▶ [Problem details]:
How many lines of the entries below include the word "this"? Answer with the number alone.

▶ [Record set]:
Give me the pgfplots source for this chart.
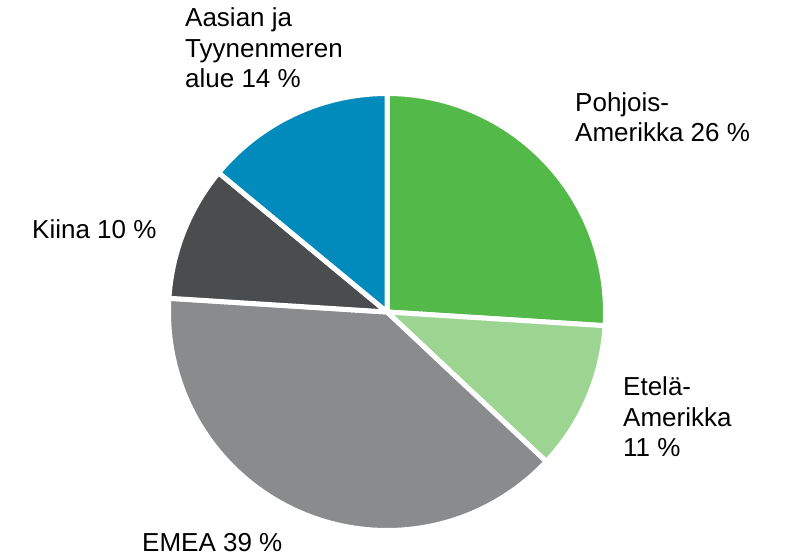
\documentclass[border=0pt]{standalone}
\usepackage{pgfplots}
\pgfplotsset{compat=1.18}
\usepackage{fontspec}
\setmainfont{Liberation Sans}
\definecolor{cNA}{RGB}{83,185,72}
\definecolor{cSA}{RGB}{155,213,145}
\definecolor{cEMEA}{RGB}{138,139,141}
\definecolor{cCN}{RGB}{75,76,78}
\definecolor{cAP}{RGB}{0,139,188}
% shares in percent
\def\vNA{26}\def\vSA{11}\def\vEMEA{39}\def\vCN{10}\def\vAP{14}
\pgfmathsetmacro{\aA}{90}
\pgfmathsetmacro{\aB}{\aA-3.6*\vNA}
\pgfmathsetmacro{\aC}{\aB-3.6*\vSA}
\pgfmathsetmacro{\aD}{\aC-3.6*\vEMEA}
\pgfmathsetmacro{\aE}{\aD-3.6*\vCN}
\pgfmathsetmacro{\aF}{\aE-3.6*\vAP}
\def\cx{387}\def\cy{245}\def\rr{218.5}
\begin{document}
\begin{tikzpicture}
\begin{axis}[scale only axis, width=785pt, height=557pt,
  xmin=0, xmax=785, ymin=0, ymax=557, hide axis, clip=false]
\addplot[fill=cNA, draw=white, line width=5pt, line join=round, domain=\aB:\aA, samples=90, variable=\t]
  ({\cx+\rr*cos(\t)},{\cy+\rr*sin(\t)}) -- (axis cs:\cx,\cy) -- cycle;
\addplot[fill=cSA, draw=white, line width=5pt, line join=round, domain=\aC:\aB, samples=60, variable=\t]
  ({\cx+\rr*cos(\t)},{\cy+\rr*sin(\t)}) -- (axis cs:\cx,\cy) -- cycle;
\addplot[fill=cEMEA, draw=white, line width=5pt, line join=round, domain=\aD:\aC, samples=120, variable=\t]
  ({\cx+\rr*cos(\t)},{\cy+\rr*sin(\t)}) -- (axis cs:\cx,\cy) -- cycle;
\addplot[fill=cCN, draw=white, line width=5pt, line join=round, domain=\aE:\aD, samples=50, variable=\t]
  ({\cx+\rr*cos(\t)},{\cy+\rr*sin(\t)}) -- (axis cs:\cx,\cy) -- cycle;
\addplot[fill=cAP, draw=white, line width=5pt, line join=round, domain=\aF:\aE, samples=60, variable=\t]
  ({\cx+\rr*cos(\t)},{\cy+\rr*sin(\t)}) -- (axis cs:\cx,\cy) -- cycle;
\tikzset{lab/.style={anchor=base west, inner sep=0pt, font=\fontsize{26}{30}\selectfont}}
\node[lab] at (axis cs:185,{557-27}) {Aasian ja};
\node[lab] at (axis cs:185,{557-58}) {Tyynenmeren};
\node[lab] at (axis cs:185,{557-88}) {alue 14 \%};
\node[lab] at (axis cs:575,{557-112}) {Pohjois-};
\node[lab] at (axis cs:575,{557-142}) {Amerikka 26 \%};
\node[lab] at (axis cs:32,{557-239}) {Kiina 10 \%};
\node[lab] at (axis cs:623,{557-396}) {Etelä-};
\node[lab] at (axis cs:623,{557-427}) {Amerikka};
\node[lab] at (axis cs:623,{557-457}) {11 \%};
\node[lab] at (axis cs:142,{557-552}) {EMEA 39 \%};
\end{axis}
\pgfresetboundingbox
\path (0,0) rectangle (785pt,557pt);
\end{tikzpicture}
\end{document}
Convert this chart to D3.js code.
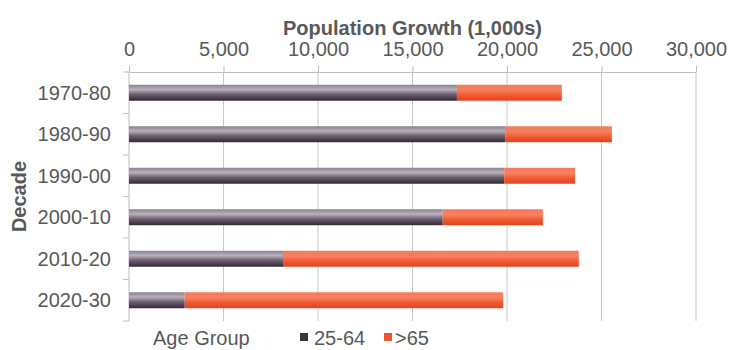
<!DOCTYPE html>
<html>
<head>
<meta charset="utf-8">
<script src="https://cdn.jsdelivr.net/npm/d3@7"></script>
<style>
	body { margin: 0; background: #fff; }
	text { font-family: "Liberation Sans", Arial, sans-serif; fill: #595959; }
</style>
</head>
<body>
<div id="container"></div>
<script>
const decades = ["1970-80", "1980-90", "1990-00", "2000-10", "2010-20", "2020-30"];
const working = [17350, 19900, 19850, 16600, 8150, 2950];   // 25-64
const seniors = [5550, 5650, 3750, 5300, 15650, 16850];     // >65
const xTicks = [0, 5000, 10000, 15000, 20000, 25000, 30000];
const seriesNames = ["25-64", ">65"];

const data = decades.map((d, i) => ({ decade: d, a: working[i], b: seniors[i] }));

function drawChart() {
	const width = 731;
	const height = 350;
	const margin = { top: 72, right: 35, bottom: 29, left: 129 };

	const svg = d3
		.select("#container")
		.append("svg")
		.attr("width", width)
		.attr("height", height);

	const x = d3
		.scaleLinear()
		.domain([0, 30000])
		.range([margin.left, width - margin.right]);

	const pad = 0.615;
	const y = d3
		.scaleBand()
		.domain(decades)
		.range([margin.top, height - margin.bottom])
		.paddingInner(pad)
		.paddingOuter(pad / 2);

	// gradients
	const defs = svg.append("defs");
	const gDark = defs.append("linearGradient").attr("id", "gDark").attr("x1", 0).attr("y1", 0).attr("x2", 0).attr("y2", 1);
	[["0%", "#8a8090"], ["30%", "#b9b1bc"], ["60%", "#6d6070"], ["100%", "#352737"]].forEach((s) =>
		gDark.append("stop").attr("offset", s[0]).attr("stop-color", s[1]));
	const gOrange = defs.append("linearGradient").attr("id", "gOrange").attr("x1", 0).attr("y1", 0).attr("x2", 0).attr("y2", 1);
	[["0%", "#f47a5a"], ["35%", "#f6805f"], ["65%", "#f05a33"], ["100%", "#e3441b"]].forEach((s) =>
		gOrange.append("stop").attr("offset", s[0]).attr("stop-color", s[1]));

	// gridlines
	svg.append("g")
		.selectAll("line")
		.data(xTicks.slice(1))
		.enter()
		.append("line")
		.attr("x1", (d) => x(d))
		.attr("x2", (d) => x(d))
		.attr("y1", margin.top)
		.attr("y2", height - margin.bottom)
		.attr("stroke", "#c6c6c6");

	// x axis (top)
	const xAxis = d3.axisTop(x)
		.tickValues(xTicks)
		.tickFormat(d3.format(","))
		.tickSize(6)
		.tickPadding(10)
		.tickSizeOuter(0);
	const gx = svg.append("g")
		.attr("transform", `translate(0, ${margin.top})`)
		.call(xAxis);
	gx.select(".domain").attr("stroke", "#bdbdbd");
	gx.selectAll(".tick line").attr("stroke", "#bdbdbd");
	gx.selectAll(".tick text").attr("font-size", 20).attr("fill", "#595959");

	// y axis with ticks at band boundaries
	const step = y.step();
	const offset = (step - y.bandwidth()) / 2;
	const bounds = decades.map((d) => y(d) - offset).concat([y(decades[decades.length - 1]) - offset + step]);
	const gy = svg.append("g");
	gy.append("line")
		.attr("x1", x(0)).attr("x2", x(0))
		.attr("y1", margin.top).attr("y2", height - margin.bottom)
		.attr("stroke", "#bdbdbd");
	gy.selectAll(".btick")
		.data(bounds)
		.enter()
		.append("line")
		.attr("x1", x(0) - 6).attr("x2", x(0))
		.attr("y1", (d) => d).attr("y2", (d) => d)
		.attr("stroke", "#bdbdbd");
	gy.selectAll(".ylab")
		.data(decades)
		.enter()
		.append("text")
		.attr("x", x(0) - 18)
		.attr("y", (d) => y(d) + y.bandwidth() / 2)
		.attr("dy", "0.35em")
		.attr("text-anchor", "end")
		.attr("font-size", 20)
		.text((d) => d);

	// bars
	const bars = svg.append("g");
	bars.selectAll(".barA")
		.data(data)
		.enter()
		.append("rect")
		.attr("x", x(0))
		.attr("y", (d) => y(d.decade))
		.attr("width", (d) => x(d.a) - x(0))
		.attr("height", y.bandwidth())
		.attr("fill", "url(#gDark)");
	bars.selectAll(".barB")
		.data(data)
		.enter()
		.append("rect")
		.attr("x", (d) => x(d.a))
		.attr("y", (d) => y(d.decade))
		.attr("width", (d) => x(d.a + d.b) - x(d.a))
		.attr("height", y.bandwidth())
		.attr("fill", "url(#gOrange)");

	// titles
	svg.append("text")
		.attr("x", (x(0) + x(30000)) / 2)
		.attr("y", 35)
		.attr("text-anchor", "middle")
		.attr("font-size", 20)
		.attr("font-weight", "bold")
		.text("Population Growth (1,000s)");

	svg.append("text")
		.attr("transform", `translate(26, ${(margin.top + height - margin.bottom) / 2}) rotate(-90)`)
		.attr("text-anchor", "middle")
		.attr("font-size", 20)
		.attr("font-weight", "bold")
		.text("Decade");

	// legend
	const legend = svg.append("g").attr("transform", "translate(0, 345)");
	legend.append("text").attr("x", 153).attr("y", 0).attr("font-size", 20).text("Age Group");
	const items = [
		{ name: seriesNames[0], color: "#3f3442", sx: 300, tx: 314 },
		{ name: seriesNames[1], color: "#f0552d", sx: 384, tx: 395 },
	];
	items.forEach((it) => {
		legend.append("rect").attr("x", it.sx).attr("y", -12).attr("width", 8).attr("height", 8).attr("fill", it.color);
		legend.append("text").attr("x", it.tx).attr("y", 0).attr("font-size", 20).text(it.name);
	});
}

drawChart();
</script>
</body>
</html>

▶ [The completed task]:
2